Risks are typically classified in terms of their likelihood and their impact along with some key parameters: Who owns the risk response? What is the risk response? What are the deadlines? (or "when will this risk materialize and become an issue to be dealt with by the project team?").  Assuming the risks are threats to the project, the team members have a few options to address the risk:

  • Avoid: Take care of it before it materializes, e.g. move the go-live date 
  • Transfer: Have the risk addressed outside of the project, e.g. a resource manager addresses the lack of team member availability
  • Mitigate: Reduce the probability or impact, e.g. remove the scope item from the project 
  • Escalate: Raise the alarm to the project steering committee for decision, e.g. new legal regulations affecting privacy require additional legal support not available in the project
  • Accept: Essentially, let the risk turn into a project issue and plan no further response, e.g. landline telephone data integrity.
Risk # Risk Title Consequence Owner Probability Impact Risk Score Response Tactic Response Plan
1 Vacation period conflict with go-live business value diminished J. Doe 3 - likely 4 - major 12 Avoid move go-live date
2 John is assigned to training during UAT period test plan not adhered to B. Walters 4 - highly likely 1 - minimal 4 Transfer Action item to resource manager
3 reporting requirements are overly complex requirements cannot be fulfilled in time C. O'Brien 1 - unlikely 3 - moderate 3 Mitigate Scope item to be removed when risk score >16
4 new privacy law coming marketing permission strategy is not compliant A. Simon 5 - confirmed 5 - catastrophic 25 Escalate Action in SG
5 landline phone number format landline phone number may not be passed from CRM system G. Joe 2 - possible 2 - minor 4 Accept n/a


Key Risk Areas in a SAP Marketing Cloud Project 

The six dimensions of success and failure which are described in the article Master the Challenges of Digital Marketing provide a good framework to categorize risks.

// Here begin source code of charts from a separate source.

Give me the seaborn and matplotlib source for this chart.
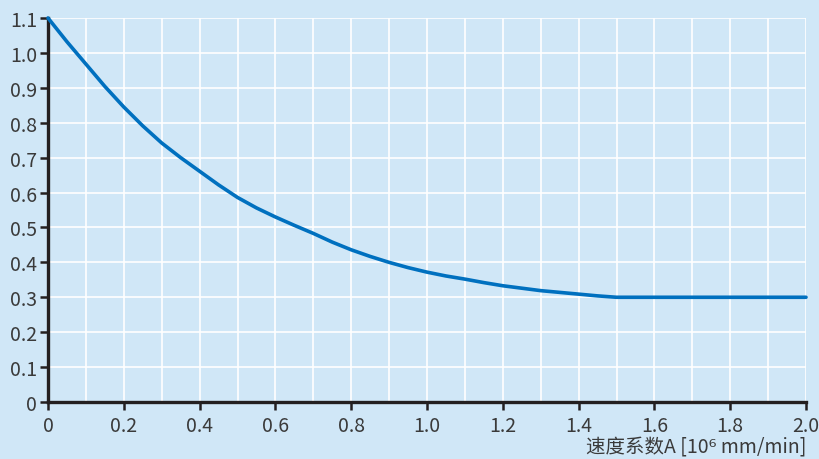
import matplotlib
matplotlib.use("Agg")
import matplotlib.pyplot as plt
import pandas as pd
import seaborn as sns
from matplotlib.ticker import FuncFormatter, MultipleLocator

# values
speed_factor = [0.0, 0.05, 0.1, 0.15, 0.2, 0.25, 0.3, 0.35, 0.4, 0.45, 0.5,
                0.55, 0.6, 0.65, 0.7, 0.75, 0.8, 0.85, 0.9, 0.95, 1.0,
                1.05, 1.1, 1.15, 1.2, 1.25, 1.3, 1.35, 1.4, 1.45, 1.5,
                1.6, 1.8, 2.0]
ratio = [1.100, 1.032, 0.968, 0.904, 0.845, 0.791, 0.742, 0.700, 0.661, 0.622, 0.586,
         0.556, 0.530, 0.506, 0.483, 0.458, 0.436, 0.417, 0.400, 0.385, 0.372,
         0.361, 0.352, 0.342, 0.333, 0.326, 0.319, 0.314, 0.309, 0.304, 0.300,
         0.300, 0.300, 0.300]
x_label = "速度系数A [10⁶ mm/min]"

bg = "#d0e7f7"
line_color = "#0070bf"
ink = "#231f20"
text_color = "#3a3a3a"

sns.set_theme(style="whitegrid")
plt.rcParams["font.family"] = ["Noto Sans CJK SC", "DejaVu Sans"]
plt.rcParams["font.weight"] = "light"

frame = pd.DataFrame({"A": speed_factor, "ratio": ratio})

fig = plt.figure(figsize=(8.19, 4.60), dpi=100, facecolor=bg)
ax = fig.add_axes([48 / 819, 1 - 403 / 460, 758 / 819, 384 / 460])
ax.set_facecolor(bg)

sns.lineplot(data=frame, x="A", y="ratio", ax=ax, color=line_color,
             linewidth=2.6, clip_on=False, zorder=5)

ax.set_xlim(0, 2.0)
ax.set_ylim(0, 1.1)
ax.xaxis.set_major_locator(MultipleLocator(0.2))
ax.xaxis.set_minor_locator(MultipleLocator(0.1))
ax.yaxis.set_major_locator(MultipleLocator(0.1))
fmt = FuncFormatter(lambda v, _: "0" if abs(v) < 1e-9 else f"{v:.1f}")
ax.xaxis.set_major_formatter(fmt)
ax.yaxis.set_major_formatter(fmt)

ax.grid(True, which="both", color="white", linewidth=1.2)
ax.set_axisbelow(True)

for side in ["top", "right"]:
    ax.spines[side].set_visible(False)
for side in ["left", "bottom"]:
    ax.spines[side].set_color(ink)
    ax.spines[side].set_linewidth(2.4)

ax.tick_params(axis="both", which="major", direction="out", length=6, width=1.8,
               color=ink, labelcolor=text_color, labelsize=14, pad=2)
ax.tick_params(axis="x", which="minor", length=0)
ax.tick_params(axis="x", which="major", pad=3)
ax.tick_params(left=True, bottom=True)

ax.set_xlabel(x_label, loc="right", fontsize=14, color=text_color, labelpad=0)
ax.set_ylabel("")

fig.savefig("out.png", dpi=100, facecolor=bg)
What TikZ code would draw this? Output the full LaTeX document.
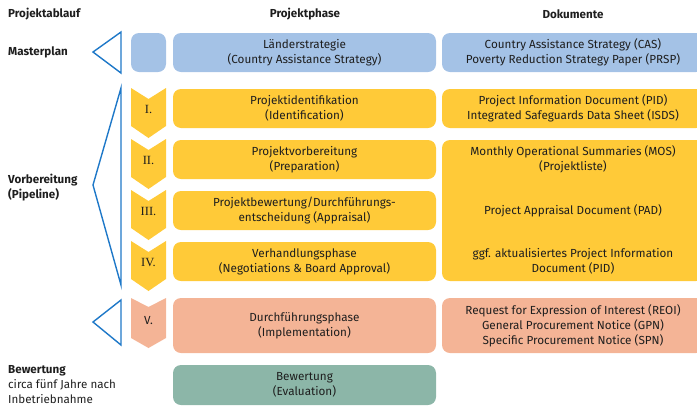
\documentclass[tikz,border=0pt]{standalone}
\usepackage{fontspec}
\setmainfont{Fira Sans}
\newfontfamily\roemisch{Liberation Serif}
\definecolor{hellblau}{RGB}{164,194,230}
\definecolor{gelb}{RGB}{255,202,56}
\definecolor{lachs}{RGB}{244,180,150}
\definecolor{petrol}{RGB}{140,182,168}
\definecolor{linienblau}{RGB}{30,120,200}
\definecolor{schrift}{RGB}{30,30,30}
\tikzset{
  kopf/.style={font=\fontsize{11.6}{14}\selectfont\bfseries, text=schrift},
  etikett/.style={anchor=west, align=left, font=\fontsize{11.6}{15}\selectfont, text=schrift, inner sep=0pt},
  phase/.style={rounded corners=8pt, minimum width=263pt, minimum height=39pt, align=center, inner sep=0pt, font=\fontsize{11.7}{15}\selectfont, text=schrift},
  doku/.style={phase, minimum width=262pt},
  dtext/.style={font=\fontsize{11.7}{15}\selectfont, text=schrift, align=center},
  klammer/.style={draw=linienblau, line width=1.4pt, line join=miter}
}
\begin{document}
\begin{tikzpicture}[x=1pt,y=-1pt]
\useasboundingbox (0,0) rectangle (697,408);
\clip (0,0) rectangle (697,408);
% kopfzeile
\node[kopf, anchor=west, inner sep=0pt] (hablauf) at (8,14) {Projektablauf};
\node[kopf] (hphase) at (305,14) {Projektphase};
\node[kopf] (hdoku) at (573,14) {Dokumente};
% masterplan
\node[etikett, font=\fontsize{11.6}{15}\selectfont\bfseries] (lmaster) at (8,52) {Masterplan};
\draw[klammer] (121,32) -- (93,52) -- (121,73) -- cycle;
\fill[hellblau, rounded corners=8pt] (131,33) rectangle (166,72);
\node[phase, fill=hellblau] (laender) at (304.5,52.5) {Länderstrategie\\(Country Assistance Strategy)};
\node[doku, fill=hellblau] (cas) at (573,52.5) {Country Assistance Strategy (CAS)\\Poverty Reduction Strategy Paper (PRSP)};
% vorbereitung
\node[etikett, font=\fontsize{11.6}{15}\selectfont\bfseries] (lvor) at (8,188) {Vorbereitung\\(Pipeline)};
\draw[klammer] (121,88) -- (93,185) -- (121,285) -- cycle;
\foreach \y/\t in {88/I., 139/II., 190/III., 241/IV.}
{
  \fill[gelb] (131,\y) -- (148.5,\y+11) -- (166,\y) -- (166,\y+38) -- (148.5,\y+50) -- (131,\y+38) -- cycle;
  \node[font=\roemisch\fontsize{12.5}{14}\selectfont, text=schrift] at (148.5,\y+21) {\t};
}
\node[phase, fill=gelb] (ident) at (304.5,108.5) {Projektidentifikation\\(Identification)};
\node[phase, fill=gelb] (prep) at (304.5,159.5) {Projektvorbereitung\\(Preparation)};
\node[phase, fill=gelb] (appr) at (304.5,210.5) {Projektbewertung/Durchführungs-\\entscheidung (Appraisal)};
\node[phase, fill=gelb] (verh) at (304.5,261.5) {Verhandlungsphase\\(Negotiations \& Board Approval)};
\node[doku, fill=gelb] (pid) at (573,108.5) {Project Information Document (PID)\\Integrated Safeguards Data Sheet (ISDS)};
\node[doku, fill=gelb, minimum height=141pt] (gross) at (573,210.5) {};
\node[dtext] (mos) at (573,159.5) {Monthly Operational Summaries (MOS)\\(Projektliste)};
\node[dtext] (pad) at (573,210.5) {Project Appraisal Document (PAD)};
\node[dtext] (ggf) at (573,261.5) {ggf. aktualisiertes Project Information\\Document (PID)};
% durchfuehrung
\draw[klammer] (121,300) -- (93,322) -- (121,345) -- cycle;
\fill[lachs] (131,298) -- (148.5,307) -- (166,298) -- (166,338) -- (148.5,348) -- (131,338) -- cycle;
\node[font=\fontsize{11.7}{13}\selectfont, text=schrift] (vnum) at (148.5,321) {V.};
\node[phase, fill=lachs, minimum height=55pt] (impl) at (304.5,325.5) {Durchführungsphase\\(Implementation)};
\node[doku, fill=lachs, minimum height=55pt] (reoi) at (573,325.5) {Request for Expression of Interest (REOI)\\General Procurement Notice (GPN)\\Specific Procurement Notice (SPN)};
% bewertung
\node[etikett] (lbew) at (8,385) {\textbf{Bewertung}\\circa fünf Jahre nach\\Inbetriebnahme};
\node[phase, fill=petrol, minimum height=40pt] (eval) at (304.5,385) {Bewertung\\(Evaluation)};
\end{tikzpicture}
\end{document}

  1. Business scenarios: Business scenarios can be thought of campaign briefs.  Accurately describing these key starting points for the project requires the right competence around the (virtual) table, a good understanding of the organizational goals, clear buyer personas and journeys, etc.  Risks related to scope and alignment to the business objectives are typically related to the business scenario area.  A Martech project example could be that through the analysis of the desired business scenarios in the first release of the project one scenario provided less value than expected and put the project resource plan at risk.  The risk can be escalated so that the steering committee can approve the removal of the scope item.

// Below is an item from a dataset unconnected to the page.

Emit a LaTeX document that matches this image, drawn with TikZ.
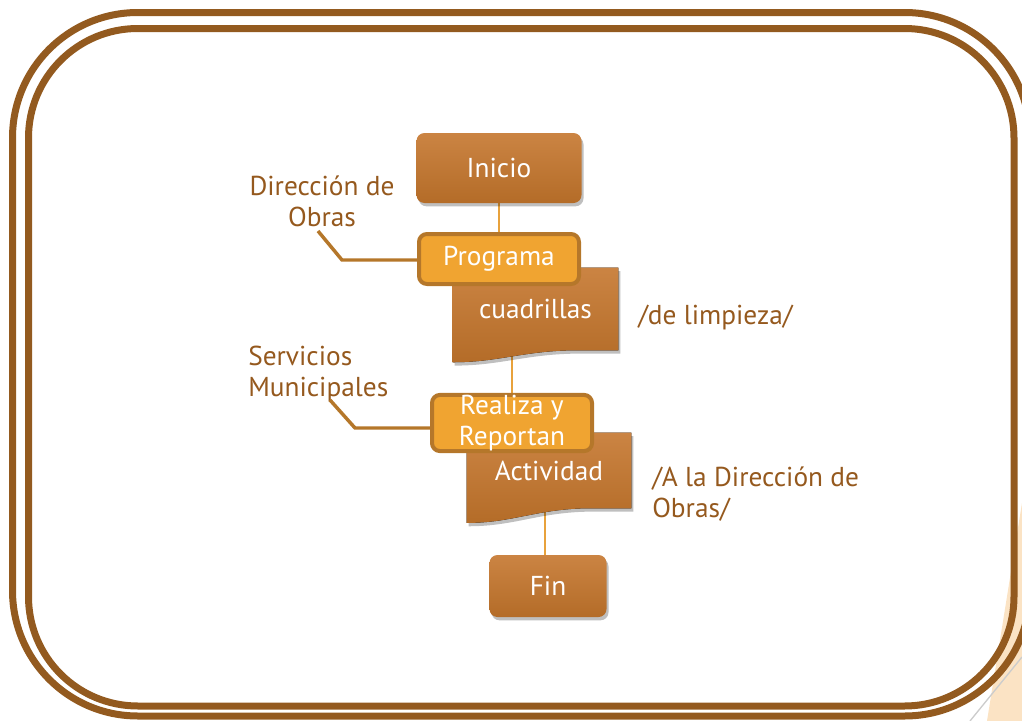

  2. Channels: Identifying the key channels used to drive your marketing efforts are an important component of defining the business value of the marketing technology project.  Reducing the number of channels or prioritizing certain types of channels (push vs pull for example) may be a good way to reduce the impact of certain risks. For example, it was identified that marketing through a particular social media channel is an imperative, but that there were no API agreements with one of the suppliers.  This technology risk can be mitigated by moving that scope item to a later project phase, once the agreements are in place.

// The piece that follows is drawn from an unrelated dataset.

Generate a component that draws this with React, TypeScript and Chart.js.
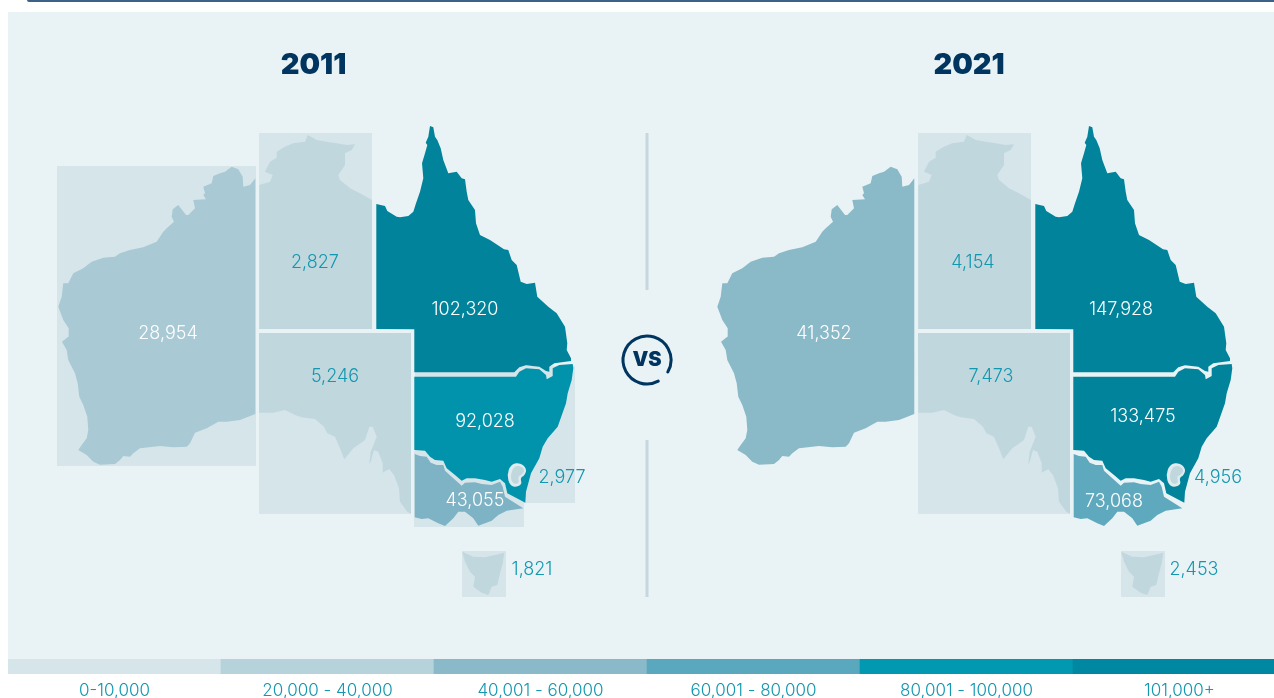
import React, { useEffect, useRef } from "react";
import { Chart, registerables } from "chart.js";

Chart.register(...registerables);

const states = ["WA", "NT", "QLD", "SA", "NSW", "VIC", "ACT", "TAS"];
const values2011 = [28954, 2827, 102320, 5246, 92028, 43055, 2977, 1821];
const values2021 = [41352, 4154, 147928, 7473, 133475, 73068, 4956, 2453];
const legendBins = ["0-10,000", "20,000 - 40,000", "40,001 - 60,000", "60,001 - 80,000", "80,001 - 100,000", "101,000+"];
const legendUnits = [1, 1, 1, 1, 1, 1];
const legendColors = ["#D5E5EA", "#B6D3DC", "#8ABACA", "#5AA8BE", "#0099B1", "#0088A3"];

type P = [number, number];
const waOutline: P[] = [[255.3,178.3],[255.3,414],[240,420],[226.7,421.7],[218.3,421.7],[206.7,428.3],[195,432.7],[190,443.3],[186.7,446.7],[173.3,447.3],[160,446],[140,448.3],[133.3,453.3],[130,456.7],[123.3,456],[120,460],[115,464],[100,464.7],[93.3,461.7],[86.7,455],[78.3,450],[81.7,445],[86.7,438.3],[88.3,430],[87.3,416.7],[83.3,405],[79.3,396.7],[77.7,383.3],[75,373.3],[68.3,360],[66.7,350],[62,341.7],[68.3,336.7],[68.7,328.3],[63.3,320],[58.3,306.7],[61.7,296.7],[63.3,283.3],[68.3,283.3],[73.3,273.3],[83.3,268.3],[91.7,261.7],[103.3,257.7],[115,256.7],[120,253.3],[130,250],[143.3,247.3],[156.7,241.7],[163.3,231.7],[166.7,228.3],[174,221.7],[171.7,216.7],[172.7,209.3],[178.3,205],[186,215],[188.3,215],[195,208.3],[193.3,200],[206,199.3],[203.3,195],[205,193.3],[203.3,186.7],[211.7,183.3],[213.3,176],[220,173.3],[225,171.7],[231.7,166.7],[238.3,169.3],[242.7,176.7],[243.3,186.7],[250,185],[255.3,178.3]];
const ntOutline: P[] = [[259.3,185],[270,181.7],[272.7,175],[265,171.7],[270,161.7],[276,158.3],[276.7,151.7],[285,146.7],[293.3,143.3],[305,141.7],[307.7,135],[316.7,140],[326.7,141.7],[336.7,143.3],[346.7,145],[355,144.3],[351.7,150],[345,153.3],[345,165],[338.3,175],[340,180],[350,188.3],[360,193.3],[372,200],[372,329],[259.3,329],[259.3,185]];
const qldOutline: P[] = [[376.3,204],[385,206],[387.3,211],[396.7,216.7],[400,217.3],[408.3,216],[413.3,211.7],[416,203.3],[420,191.7],[423.3,178.3],[422,163.3],[425,153.3],[427.3,145],[425.7,142.7],[428.3,136.7],[430,126],[433.3,127.3],[435,136.7],[437.3,140],[440.7,148.3],[443.3,160],[448.3,173.3],[456.7,171.7],[461.7,178.3],[465,179.3],[466.7,191.7],[468.3,200],[475,210],[476,223.3],[480,235],[490,240],[504,249.3],[508.3,250],[511.7,260],[516.7,265],[520.7,281.7],[526.7,284],[535,282.7],[537.3,296.7],[548.3,306.7],[556.7,313.3],[565,326.7],[567.3,343.3],[566.7,350],[571,358.3],[571,361],[554.3,363.3],[549.3,366.7],[549.3,371.7],[546,371],[539.3,366.7],[526,365.3],[519.3,367.3],[514.3,372.3],[414.3,372.3],[414.3,329.3],[376.3,329],[376.3,204]];
const saOutline: P[] = [[259,333],[411,333],[411,513.7],[407.3,511.7],[400,501.7],[399,488.3],[394,475],[389.3,469.3],[382.3,472.7],[382.7,463.3],[378.3,451.7],[374,450],[370.7,461.7],[369.3,464],[370.7,451.7],[376.7,436.7],[372.7,426.7],[369.3,426.7],[365,440],[353.3,448.3],[344.3,459.3],[340,448.3],[335,436.7],[327.3,433.3],[324,426.7],[315,419],[301.7,417.3],[295,415],[285,410],[273.3,412.7],[259.3,412.7],[259,333]];
const nswOutline: P[] = [[414.3,376.7],[516,376.7],[519.3,371.7],[526,368.3],[539.3,369.3],[546,375],[546.7,379.3],[552.7,376],[552.7,368.3],[559.3,365],[572.7,364],[573.3,368.3],[571.7,380],[567.7,393.3],[566,403.3],[557.7,426.7],[547.7,438.3],[542.7,446.7],[539.3,458.3],[531,473.3],[526,491.7],[525.3,502.7],[507.3,493.3],[505,483.3],[500,479],[491.7,481.7],[485,480],[475,478.3],[466.7,478.3],[461.7,480.7],[455,475],[446.7,468.3],[443.3,460.7],[435,460],[430,456.7],[425,450.7],[414.7,450],[414.3,376.7]];
const vicOutline: P[] = [[414.7,454],[420,456],[426.7,456.7],[430.7,462.7],[436.7,465],[443.3,465],[445,470.7],[453.3,478.3],[461.7,485.7],[465,482.7],[475,482.3],[481.7,484],[491.7,485],[500,481.7],[502.7,486.7],[505,496.7],[523.3,508.3],[518.3,509],[506.7,510.7],[498.3,515],[491.7,520.7],[478.3,525.7],[473.3,518.3],[465,511.7],[458.3,511.7],[453.3,518.3],[445,526],[438.3,523.3],[428.3,518.3],[421.7,519],[414.7,517.3],[414.7,454]];
const actHalo: P[] = [[507.7,475],[510,467.3],[516,463.3],[522.7,465],[526,470],[524.3,475],[521,478.3],[521,484],[514.3,486.7],[509.3,482.7],[507.7,475]];
const actOutline: P[] = [[511,475],[513.3,468.5],[517.5,466],[522.3,467.5],[524,471],[521.5,474.5],[518.5,477],[518.5,482.5],[514.3,483.5],[511.5,480],[511,475]];
const tasOutline: P[] = [[462.3,551.7],[473.3,556.7],[485,557.3],[495,555],[504.3,552.7],[502.7,563.3],[500,573.3],[497.3,585],[491.7,586.7],[488.3,595],[481.7,592.7],[473.3,586.7],[475,576.7],[470,571.7],[465,561.7],[462.3,551.7]];

const waBox: P[] = [[57,166],[256,166],[256,466],[57,466],[57,166]];
const ntBox: P[] = [[259,133],[372,133],[372,329],[259,329],[259,133]];
const saBox: P[] = [[259,333],[411,333],[411,514],[259,514],[259,333]];
const nswBox: P[] = [[415,366],[575,366],[575,503],[415,503],[415,366]];
const vicBox: P[] = [[414,451],[524,451],[524,527],[414,527],[414,451]];
const tasBox: P[] = [[462,551],[506,551],[506,597],[462,597],[462,551]];

const dividerTop: P[] = [[647,133],[647,290]];
const dividerBottom: P[] = [[647,440],[647,597]];

const PANEL = "#E9F3F5";
const BOX = "#D5E5EA";
const LOW = "#C1D7DE";
const HALO = "#DFEBEF";
const NAVY = "#003560";
const TEAL_TEXT = "#1297AF";
const LABEL_FONT = "300 18px Inter";

const colors2011: Record<string, string> = { WA: "#A9C9D4", NT: LOW, QLD: "#01849B", SA: LOW, NSW: "#0093AB", VIC: "#7EB2C5", ACT: LOW, TAS: LOW };
const colors2021: Record<string, string> = { WA: "#8AB9C8", NT: LOW, QLD: "#01849B", SA: LOW, NSW: "#01849B", VIC: "#5FA9BF", ACT: LOW, TAS: LOW };
const outlines: Record<string, P[]> = { WA: waOutline, NT: ntOutline, QLD: qldOutline, SA: saOutline, NSW: nswOutline, VIC: vicOutline, ACT: actOutline, TAS: tasOutline };

const labelAnchors2011: Record<string, P> = { WA: [168,333.5], NT: [315,262.5], QLD: [465,309.5], SA: [335,376.5], NSW: [485,421.5], VIC: [475,500.5], ACT: [562,477.5], TAS: [532,569.5] };
const labelAnchors2021: Record<string, P> = { WA: [165,333.5], NT: [314,262.5], QLD: [462,309.5], SA: [332,376.5], NSW: [484,416.5], VIC: [455,501.5], ACT: [559,477.5], TAS: [535,569.5] };
const lightText = ["WA", "QLD", "NSW", "VIC"];

const toPts = (o: P[]) => o.map(([x, y]) => ({ x, y }));
const shape = (label: string, o: P[], color: string, xAxisID: string, tension = 0) => ({
  type: "scatter" as const,
  label,
  data: toPts(o),
  xAxisID,
  yAxisID: "y",
  showLine: true,
  fill: "shape",
  tension,
  backgroundColor: color,
  borderColor: color,
  borderWidth: 0,
  pointRadius: 0,
  pointHoverRadius: 0,
});

const fmt = (n: number) => n.toLocaleString("en-US");

const mapText = {
  id: "mapText",
  afterDatasetsDraw(chart: any) {
    const { ctx, scales } = chart;
    const yS = scales.y;
    ctx.save();
    ctx.textAlign = "center";
    ctx.textBaseline = "middle";
    const panel = (axis: string, vals: number[], anchors: Record<string, P>, year: string, yearX: number) => {
      const xS = scales[axis];
      ctx.font = "900 29px Inter";
      ctx.fillStyle = NAVY;
      ctx.fillText(year, xS.getPixelForValue(yearX), yS.getPixelForValue(65));
      ctx.font = LABEL_FONT;
      states.forEach((s, i) => {
        const [ax, ay] = anchors[s];
        ctx.fillStyle = lightText.includes(s) ? "#FFFFFF" : TEAL_TEXT;
        ctx.fillText(fmt(vals[i]), xS.getPixelForValue(ax), yS.getPixelForValue(ay));
      });
    };
    panel("x", values2011, labelAnchors2011, "2011", 313.5);
    panel("x2", values2021, labelAnchors2021, "2021", 310);
    const cx = scales.x.getPixelForValue(647);
    const cy = yS.getPixelForValue(360);
    ctx.strokeStyle = NAVY;
    ctx.lineWidth = 3;
    ctx.lineCap = "round";
    ctx.beginPath();
    ctx.arc(cx, cy, 24, (62 * Math.PI) / 180, (30 * Math.PI) / 180 + 2 * Math.PI);
    ctx.stroke();
    ctx.fillStyle = NAVY;
    ctx.font = "900 20px Inter";
    ctx.fillText("VS", cx, cy);
    ctx.restore();
  },
};

export default function App() {
  const mapRef = useRef<HTMLCanvasElement>(null);
  const legendRef = useRef<HTMLCanvasElement>(null);

  useEffect(() => {
    const ds: any[] = [];
    ds.push(shape("2011 ACT", actOutline, colors2011.ACT, "x", 0.4));
    ds.push(shape("2021 ACT", actOutline, colors2021.ACT, "x2", 0.4));
    ds.push(shape("2011 ACT halo", actHalo, HALO, "x", 0.4));
    ds.push(shape("2021 ACT halo", actHalo, HALO, "x2", 0.4));
    ["TAS", "VIC", "NSW", "SA", "QLD", "NT", "WA"].forEach((s) => {
      ds.push(shape(`2011 ${s}`, outlines[s], colors2011[s], "x"));
      ds.push(shape(`2021 ${s}`, outlines[s], colors2021[s], "x2"));
    });
    [waBox, ntBox, saBox, vicBox, nswBox, tasBox].forEach((b, i) => ds.push(shape(`2011 box ${i}`, b, BOX, "x")));
    [ntBox, saBox, tasBox].forEach((b, i) => ds.push(shape(`2021 box ${i}`, b, BOX, "x2")));
    [dividerTop, dividerBottom].forEach((d, i) =>
      ds.push({ type: "scatter", label: `divider ${i}`, data: toPts(d), xAxisID: "x", yAxisID: "y", showLine: true, borderColor: "#C5D8DF", borderWidth: 3, pointRadius: 0 })
    );

    const map = new Chart(mapRef.current!, {
      type: "scatter",
      data: { datasets: ds },
      plugins: [mapText],
      options: {
        animation: false,
        responsive: false,
        layout: { padding: 0 },
        plugins: { legend: { display: false }, tooltip: { enabled: false }, title: { display: false } },
        scales: {
          x: { type: "linear", display: false, min: 0, max: 1274 },
          x2: { type: "linear", display: false, min: -659, max: 615 },
          y: { type: "linear", display: false, min: 0, max: 698, reverse: true },
        },
      },
    } as any);

    const legend = new Chart(legendRef.current!, {
      type: "bar",
      data: {
        labels: legendBins,
        datasets: [{ data: legendUnits, backgroundColor: legendColors, borderWidth: 0, barPercentage: 1, categoryPercentage: 1 }],
      },
      options: {
        animation: false,
        responsive: false,
        layout: { padding: 0 },
        plugins: { legend: { display: false }, tooltip: { enabled: false } },
        scales: {
          x: {
            grid: { display: false, drawTicks: false },
            border: { display: false },
            afterFit: (s: any) => { s.height = 24; },
            ticks: { color: TEAL_TEXT, font: { family: "Inter", weight: "300", size: 17 }, padding: 7, maxRotation: 0, autoSkip: false },
          },
          y: { display: false, min: 0, max: 1 },
        },
      },
    } as any);

    return () => { map.destroy(); legend.destroy(); };
  }, []);

  return (
    <div style={{ position: "fixed", left: 0, top: 0, width: 1274, height: 698, overflow: "hidden", background: "#FFFFFF" }}>
      <div style={{ position: "absolute", left: 27, top: 0, width: 1247, height: 2, background: "#3B6186", borderRadius: "0 0 0 3px" }} />
      <div style={{ position: "absolute", left: 8, top: 12, width: 1266, height: 647, background: PANEL }} />
      <canvas ref={mapRef} width={1274} height={698} style={{ position: "absolute", left: 0, top: 0, width: 1274, height: 698 }} />
      <canvas ref={legendRef} width={1278} height={39} style={{ position: "absolute", left: 8, top: 659, width: 1278, height: 39 }} />
    </div>
  );
}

  3. Data sources: One of the key risks to be planned for in a marketing technology project is related to the data sources, and more specifically the availability and robustness of the environments. The completeness and quality of the data itself should be monitored and related risks planned for. There are legal or policy risks as well as data ownership to be considered.  A project may for example have a desired go-live date which is in the middle of the quarterly SAP Marketing Cloud software upgrade window. To avoid the risk of technical conflicts, the project go live date can be changed.

  4. Features: Many projects suffer from scope creep - essentially taking on more and more work or deliverables than the team can handle.  This is typically due to risks related to changes in company objectives, interesting functionality, low priority items, etc. Essentially, additional features being added to the project charter without due process often results in a risk related to the schedule and scope of the project.  Focusing on a Minimal Viable Product as described in Learn How to Crawl with a Minimal Viable Product” and highlight the scope/feature creep early on in the project can reduce the probability of these risks materializing.  

  5. Organization: This area deals mainly with the people in the team and organization at large.  Risks in this area are usually related to lack of competence related to marketing business technology, processes, team member availability, project member alignment, stakeholder management, etc.  One key focus area in any risk management plan is the relationship between the marketing team and the technology teams.  It's vitally important to monitor the relationship and raise risks to be addressed as soon as they are identified

  6. Geography: Risks related to the location of data sources or environments, particulars related to the type of marketing tactics to be employed, audiences, etc. can easily put a project off course. It may be an acceptable risk to use a certain geography as the first region to deploy a solution, even though the use of certain marketing tactics, such as text-based marketing are not in wide use.

Giving back 

Documenting lessons learned is a key step in a project life cycle.  It may be during the closure of the project, or as per agile methods, part of the retrospective. Retrospectives are a key ceremony of agile projects where the team reflects on what went well, what the team should stop doing, and what should be started for the next iteration or phase.  This meeting should not be overlooked since it provides the team the opportunity to raise concerns and issues that occurred during the last iteration as well as highlight successes. The team can also vote for the areas they feel are the most impactful, as seen in the example below - "Retrospective Whiteboard with dot-voting".  In the context of risk management it's often the case that concerns raised in a retrospective are actually risks to be planned for in future iterations.  Documenting the lessons learned in the project, including how risks were planned for, managed, and addressed, can be of benefit to future projects which are executed by your team members or your organization, as well as the project management office (PMO).

Templates You Can Download

To further assist with your project, you can download the project risk response matrix as well as a project retrospective templates below.

      







Conclusion

Marketing technology projects are not without risk, but with the right knowledge, skills, and attitude they can be properly managed to ensure success.  The project delivery framework for SAP Marketing Cloud focuses on six key areas where risks can influence the success of your project and provide a good framework to build upon to be prepared for risks as they become apparent.